Voor de buitenstaander zijn deze schermutselingen niet bijster interessant. Hem of haar bekruipen vooral gevoelens van medelijden met de collegae van de auteur. Je zult maar gezegend zijn met een retorisch begaafde collega als Oudemans die zo geobsedeerd met je faculteit is, dat hij voor het oog der natie al zijn giftige pijlen op jou richt onder het mom van een pleidooi voor echte filosofie. Met zulke collega’s heb je geen concurrenten meer nodig.

Blindheid
We zouden Oudemans echter misverstaan wanneer we de Leidse afrekeningen als afrekeningen van een persoonlijke aard zouden duiden. Ze zeggen eerder iets over de aard van het denken dat volgens Oudemans ‘onmenselijk’ is. Om dit te illustreren verwijst hij zowel aan het slot van Echte filosofie als in Omerta naar een passage in Plato’s dialoog Theaetetus. Socrates vertelt daar het verhaal van de eerste filosoof Thales die zozeer met zijn hoofd omhoog bij de hoogste dingen probeert te zijn dat hij het gapende gat voor zijn voeten niet ziet en pardoes in de put tuimelt. Verzonken in de hoogste dingen en alleen geïnteresseerd in het wezenlijke ziet Thales niet wat nabij is, zelfs niet zijn buurman. Vragend naar het wezen van de mens, zo merkt Oudemans op, “ziet hij niet of zijn buurman een mens is of een ander gebroed”.

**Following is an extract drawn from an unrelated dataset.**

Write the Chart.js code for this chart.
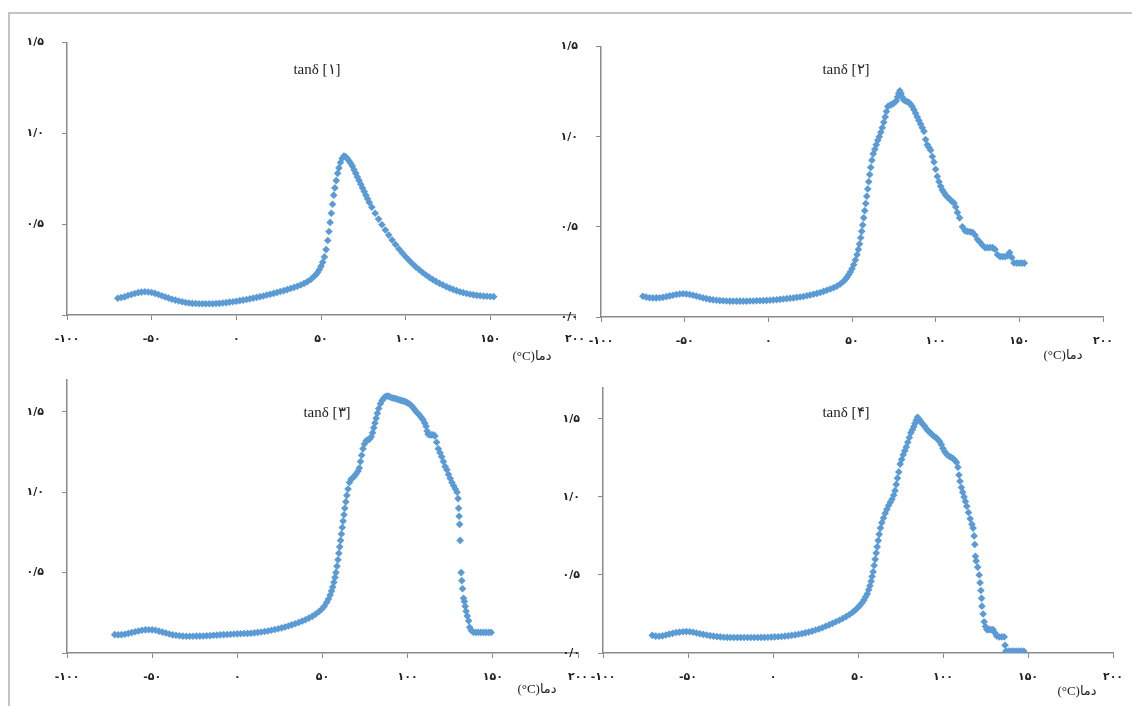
<!DOCTYPE html>
<html>
<head>
<meta charset="utf-8">
<script src="https://cdn.jsdelivr.net/npm/chart.js@4"></script>
<style>
    body { margin: 0; background: #fff; width: 1132px; height: 706px; overflow: hidden; position: relative; }
    #frame { position: absolute; left: 8px; top: 12px; width: 1130px; height: 700px; border-top: 2px solid #c4c4c4; border-left: 2px solid #c4c4c4; }
    canvas { position: absolute; }
</style>
</head>
<body>
<div id="frame"></div>
<canvas id="c1"></canvas>
<canvas id="c2"></canvas>
<canvas id="c3"></canvas>
<canvas id="c4"></canvas>
<script>
const xTicks = [-100, -50, 0, 50, 100, 150, 200];
const yTicks = [0, 0.5, 1.0, 1.5];
const axisTitle = '(°C)دما';
const seriesNames = ['tanδ [۱]', 'tanδ [۲]', 'tanδ [۳]', 'tanδ [۴]'];

const temp1 = [-70,-68,-66,-64,-62,-60,-58,-56,-54,-52,-50,-48,-46,-44,-42,-40,-38,-36,-34,-32,-30,-28,-26,-24,-22,-20,-18,-16,-14,-12,-10,-8,-6,-4,-2,0,2,4,6,8,10,12,14,16,18,20,22,24,26,28,30,32,34,36,38,40,42,44,46,47,48,49,50,51,52,53,54,54.7,55.4,56.1,56.8,57.5,58.2,59,59.8,60.6,61.5,62.5,63.5,64.5,65.5,66.5,67.5,68.5,69.5,70.5,71.5,72.5,73.5,74.5,75.5,76.5,77.5,78.5,80,82,84,86,88,90,92,94,96,98,100,102,104,106,108,110,112,114,116,118,120,122,124,126,128,130,132,134,136,138,140,142,144,146,148,150,152];
const tan1 = [0.092,0.096,0.100,0.107,0.113,0.118,0.123,0.126,0.128,0.127,0.124,0.119,0.113,0.106,0.099,0.093,0.087,0.082,0.077,0.073,0.069,0.066,0.064,0.063,0.062,0.062,0.062,0.062,0.062,0.063,0.064,0.066,0.068,0.071,0.073,0.076,0.079,0.082,0.085,0.089,0.093,0.097,0.101,0.105,0.110,0.114,0.119,0.124,0.129,0.134,0.140,0.146,0.152,0.158,0.165,0.174,0.184,0.196,0.213,0.222,0.234,0.249,0.268,0.29,0.32,0.36,0.41,0.46,0.51,0.56,0.61,0.66,0.70,0.74,0.78,0.81,0.84,0.862,0.875,0.872,0.862,0.85,0.836,0.82,0.80,0.78,0.76,0.74,0.72,0.70,0.68,0.66,0.64,0.62,0.594,0.56,0.528,0.497,0.468,0.44,0.413,0.388,0.364,0.342,0.321,0.301,0.282,0.265,0.249,0.234,0.22,0.207,0.195,0.184,0.174,0.165,0.156,0.148,0.141,0.134,0.128,0.123,0.118,0.114,0.111,0.108,0.106,0.104,0.103,0.102,0.101];

const temp2 = [-75,-73,-71,-69,-67,-65,-63,-61,-59,-57,-55,-53,-51,-49,-47,-45,-43,-41,-39,-37,-35,-33,-31,-29,-27,-25,-23,-21,-19,-17,-15,-13,-11,-9,-7,-5,-3,-1,1,3,5,7,9,11,13,15,17,19,21,23,25,27,29,31,33,35,37,39,41,43,45,46,47,48,49,50,51,52,53,53.8,54.5,55.2,55.8,56.4,57,57.6,58.2,58.8,59.4,60,60.6,61.2,61.9,62.7,63.6,64.5,65.4,66.3,67.2,68.1,69,69.8,70.6,71.4,72.5,73.5,74.5,75.5,76.5,77.2,77.9,78.6,79.3,80,80.8,81.8,83,84,85,86,87,88,89,90,91,92,93,94,95,96,97,98,99,100,101,102,103,104,105,106,107,108,109,110,111,112,113,114.3,116,117.6,119,120.5,122,123.5,125,126.5,128,129.5,131,132.5,134,135.5,137,138.5,140,141.5,143,144.2,145.5,146.8,148.5,150,151.5,153];
const tan2 = [0.115,0.110,0.107,0.106,0.106,0.107,0.109,0.113,0.117,0.121,0.125,0.128,0.129,0.128,0.125,0.121,0.116,0.111,0.106,0.102,0.098,0.095,0.093,0.091,0.090,0.089,0.088,0.088,0.088,0.088,0.088,0.088,0.089,0.089,0.090,0.090,0.091,0.092,0.093,0.094,0.096,0.098,0.100,0.102,0.104,0.106,0.109,0.111,0.114,0.118,0.122,0.126,0.131,0.136,0.142,0.148,0.155,0.162,0.171,0.183,0.198,0.208,0.22,0.234,0.25,0.268,0.29,0.316,0.345,0.375,0.405,0.44,0.475,0.51,0.55,0.59,0.63,0.67,0.71,0.75,0.79,0.83,0.87,0.905,0.93,0.955,0.98,1.0,1.025,1.05,1.08,1.11,1.14,1.168,1.175,1.178,1.183,1.19,1.2,1.22,1.24,1.255,1.24,1.22,1.205,1.198,1.195,1.19,1.18,1.168,1.15,1.13,1.11,1.09,1.07,1.05,1.03,0.985,0.955,0.94,0.925,0.89,0.86,0.82,0.78,0.75,0.725,0.705,0.69,0.675,0.665,0.657,0.648,0.64,0.632,0.61,0.58,0.55,0.5,0.478,0.475,0.472,0.47,0.455,0.43,0.415,0.398,0.385,0.385,0.385,0.385,0.375,0.345,0.335,0.335,0.335,0.34,0.358,0.33,0.3,0.299,0.299,0.299,0.299];

const temp3 = [-72,-70,-68,-66,-64,-62,-60,-58,-56,-54,-52,-50,-48,-46,-44,-42,-40,-38,-36,-34,-32,-30,-28,-26,-24,-22,-20,-18,-16,-14,-12,-10,-8,-6,-4,-2,0,2,4,6,8,10,12,14,16,18,20,22,24,26,28,30,32,34,36,38,40,42,44,46,48,49.5,51,52.5,53.5,54.5,55.3,56,56.7,57.3,57.9,58.5,59.1,59.6,60.1,60.6,61.1,61.6,62.1,62.6,63.1,63.7,64.3,65,65.8,66.8,67.8,68.8,69.8,70.8,71.6,72.3,73,73.8,74.6,75.6,76.6,77.6,78.6,79.4,80.1,80.8,81.5,82.2,83,84,85,86,87,88,89,90,91,92,93,94,95,96,97,98,99,100,101,102,103,104,105,106,107,108,109,110,110.8,111.4,112,113,114,115,116,117,118,119,120,121,122,123,124,125,126,127,128,129,129.6,129.9,130.2,130.5,130.8,131.4,131.8,132.2,132.8,133.3,133.8,134.3,135,135.8,136.4,137.4,138.5,140,141.5,143,144.5,146,147.5,149];
const tan3 = [0.114,0.113,0.114,0.117,0.122,0.127,0.132,0.137,0.141,0.144,0.145,0.144,0.141,0.136,0.130,0.124,0.118,0.113,0.110,0.107,0.105,0.104,0.104,0.104,0.105,0.105,0.106,0.107,0.108,0.110,0.111,0.113,0.114,0.115,0.117,0.118,0.119,0.120,0.121,0.122,0.123,0.125,0.128,0.131,0.134,0.137,0.141,0.146,0.151,0.156,0.162,0.168,0.175,0.182,0.19,0.198,0.207,0.217,0.228,0.242,0.258,0.272,0.29,0.315,0.335,0.36,0.385,0.41,0.44,0.47,0.5,0.54,0.58,0.62,0.66,0.7,0.74,0.78,0.82,0.86,0.9,0.94,0.98,1.02,1.06,1.08,1.09,1.1,1.115,1.13,1.15,1.19,1.23,1.27,1.3,1.32,1.325,1.33,1.345,1.37,1.4,1.43,1.46,1.49,1.52,1.55,1.57,1.585,1.595,1.598,1.596,1.59,1.586,1.584,1.582,1.578,1.574,1.571,1.568,1.565,1.56,1.555,1.548,1.54,1.528,1.515,1.5,1.49,1.478,1.465,1.45,1.43,1.41,1.38,1.36,1.356,1.356,1.356,1.35,1.31,1.27,1.245,1.22,1.19,1.16,1.14,1.11,1.085,1.06,1.04,1.02,1.0,0.96,0.9,0.85,0.8,0.7,0.5,0.45,0.4,0.34,0.32,0.29,0.26,0.23,0.2,0.16,0.14,0.13,0.128,0.128,0.128,0.128,0.128,0.128,0.128];

const temp4 = [-71,-69,-67,-65,-63,-61,-59,-57,-55,-53,-51,-49,-47,-45,-43,-41,-39,-37,-35,-33,-31,-29,-27,-25,-23,-21,-19,-17,-15,-13,-11,-9,-7,-5,-3,-1,1,3,5,7,9,11,13,15,17,19,21,23,25,27,29,31,33,35,37,39,41,43,45,47,48.5,50,51.2,52.4,53.5,54.5,55.5,56.3,57,57.7,58.3,58.9,59.5,60.1,60.7,61.3,61.9,62.5,63.2,64,65,66,67,68,69,70,71,71.8,72.5,73.2,74,74.8,75.7,76.6,77.5,78.4,79.3,80.2,81.1,82,82.8,83.5,84.2,85,85.8,86.6,87.4,88.2,89,90,91,92,93,94,95,96,97,98,99,100,101,102,103,104,105,106,107,108,108.8,109.4,110,110.8,111.6,112.4,113.2,114,115,116,117,117.7,118.3,118.7,119.1,119.5,120.4,121.3,121.8,122.3,122.7,122.9,123.6,124.2,125,125.8,127,128.2,129.4,130.5,131.5,133,134.5,136,136.5,137,138.5,140,141.5,143,144.5,146,147.5];
const tan4 = [0.113,0.108,0.107,0.110,0.115,0.121,0.126,0.131,0.134,0.136,0.137,0.136,0.133,0.128,0.123,0.119,0.115,0.111,0.108,0.105,0.103,0.101,0.100,0.099,0.099,0.099,0.099,0.099,0.099,0.099,0.099,0.099,0.100,0.100,0.101,0.102,0.103,0.104,0.106,0.108,0.110,0.113,0.116,0.120,0.124,0.129,0.134,0.14,0.147,0.154,0.162,0.171,0.18,0.19,0.2,0.21,0.221,0.233,0.247,0.262,0.276,0.292,0.306,0.322,0.34,0.36,0.38,0.405,0.43,0.46,0.49,0.52,0.56,0.6,0.64,0.68,0.72,0.76,0.8,0.835,0.865,0.895,0.92,0.945,0.965,0.985,1.01,1.04,1.08,1.12,1.16,1.21,1.24,1.27,1.295,1.32,1.35,1.38,1.41,1.43,1.45,1.47,1.49,1.51,1.5,1.488,1.475,1.465,1.455,1.44,1.425,1.415,1.405,1.395,1.385,1.378,1.368,1.355,1.335,1.31,1.29,1.275,1.265,1.258,1.252,1.245,1.235,1.22,1.19,1.14,1.1,1.06,1.03,1.0,0.97,0.94,0.9,0.86,0.825,0.8,0.75,0.695,0.62,0.59,0.55,0.5,0.45,0.4,0.35,0.3,0.25,0.2,0.17,0.15,0.15,0.15,0.15,0.13,0.11,0.103,0.103,0.103,0.05,0.012,0.012,0.012,0.012,0.012,0.012,0.012,0.012];

// plot area of each panel on the page, plus where its texts go
const panels = [
    { id: 'c1', temps: temp1, values: tan1, left: 67, right: 575, top: 33, bottom: 315, yMax: 1.5, zeroLabel: false, ann: [317, 70], title: [532, 357] },
    { id: 'c2', temps: temp2, values: tan2, left: 601, right: 1103, top: 37, bottom: 317, yMax: 1.5, zeroLabel: true, ann: [846, 70], title: [1063, 356] },
    { id: 'c3', temps: temp3, values: tan3, left: 67, right: 578, top: 370, bottom: 653, yMax: 1.7, zeroLabel: false, ann: [327, 413], title: [537, 690] },
    { id: 'c4', temps: temp4, values: tan4, left: 603, right: 1113, top: 378, bottom: 653, yMax: 1.7, zeroLabel: true, ann: [846, 413], title: [1077, 692] }
];

const PAD_L = 60, PAD_T = 15, PAD_R = 25, PAD_B = 50;
const faDigits = '۰۱۲۳۴۵۶۷۸۹';

function toFa(str) {
    return String(str).replace(/[0-9]/g, d => faDigits[d]);
}

function yLabel(v) {
    return toFa(v.toFixed(1).replace('.', '/'));
}

const textPlugin = {
    id: 'panelText',
    afterDraw(chart, args, opts) {
        const ctx = chart.ctx;
        ctx.save();
        ctx.fillStyle = '#222';
        ctx.textAlign = 'center';
        ctx.textBaseline = 'middle';
        ctx.font = '15px "Liberation Serif"';
        ctx.fillText(opts.name, opts.ann[0] - opts.offX, opts.ann[1] - opts.offY);
        ctx.font = '13px "Liberation Serif", "DejaVu Sans"';
        ctx.fillText(axisTitle, opts.title[0] - opts.offX, opts.title[1] - opts.offY);
        ctx.restore();
    }
};

panels.forEach((p, i) => {
    const canvas = document.getElementById(p.id);
    const offX = p.left - PAD_L;
    const offY = p.top - PAD_T;
    canvas.width = p.right - p.left + PAD_L + PAD_R;
    canvas.height = p.bottom - p.top + PAD_T + PAD_B;
    canvas.style.left = offX + 'px';
    canvas.style.top = offY + 'px';

    const points = p.temps.map((t, k) => ({ x: t, y: p.values[k] }));
    const tickFont = { family: 'DejaVu Sans', size: 11, weight: 'bold' };

    new Chart(canvas, {
        type: 'scatter',
        data: {
            datasets: [{
                data: points,
                pointStyle: 'rectRot',
                pointRadius: 3.8,
                pointBorderWidth: 0,
                backgroundColor: '#5b9bd5',
                borderColor: '#5b9bd5'
            }]
        },
        options: {
            responsive: false,
            animation: false,
            devicePixelRatio: 1,
            layout: { padding: { left: 0, top: PAD_T, right: PAD_R, bottom: 0 } },
            plugins: {
                legend: { display: false },
                tooltip: { enabled: false },
                panelText: { name: seriesNames[i], ann: p.ann, title: p.title, offX: offX, offY: offY }
            },
            scales: {
                x: {
                    type: 'linear',
                    min: xTicks[0],
                    max: xTicks[xTicks.length - 1],
                    afterFit: s => { s.height = PAD_B; },
                    afterBuildTicks: s => { s.ticks = xTicks.map(v => ({ value: v })); },
                    ticks: {
                        font: tickFont,
                        color: '#222',
                        padding: 13,
                        maxRotation: 0,
                        callback: v => toFa(v)
                    },
                    grid: { drawOnChartArea: false, tickLength: 5, color: '#8a8a8a' },
                    border: { color: '#8a8a8a', width: 1.5 }
                },
                y: {
                    min: 0,
                    max: p.yMax,
                    afterFit: s => { s.width = PAD_L; },
                    afterBuildTicks: s => { s.ticks = yTicks.map(v => ({ value: v })); },
                    ticks: {
                        font: tickFont,
                        color: '#222',
                        padding: 18,
                        callback: v => (v === 0 && !p.zeroLabel) ? '' : yLabel(v)
                    },
                    grid: { drawOnChartArea: false, tickLength: 5, color: '#8a8a8a' },
                    border: { color: '#8a8a8a', width: 1.5 }
                }
            }
        },
        plugins: [textPlugin]
    });
});
</script>
</body>
</html>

Het pleidooi voor dit denken is volgens Oudemans bovenal een pleidooi voor de kilte en de nuchterheid van het denken. Maar waarin onderscheidt deze nuchterheid zich van blindheid? En waarin bestaat haar rijkdom? Wanneer het filosofische vragen naar het wezen van de mens ertoe leidt dat we het meest concrete, nabije, volle en werkelijke menszijn in de gedaante van een naaste niet meer herkennen, dan is het evident wat er met dit filosofische vragen à la Oudemans verloren gaat, maar het is niet duidelijk wat ermee gewonnen zou zijn.

Temidden van alle vragen en bezwaren bij Omerta staat één ding onomstotelijk vast: dit boek laat je als lezer niet koud. Je moet reageren – ook al is dat bijna onvermijdelijk afwijzend. Het is deze evocatieve kracht die ervoor zorgt dat je doorleest tot het bitterzoete einde aan Nescio gewijd.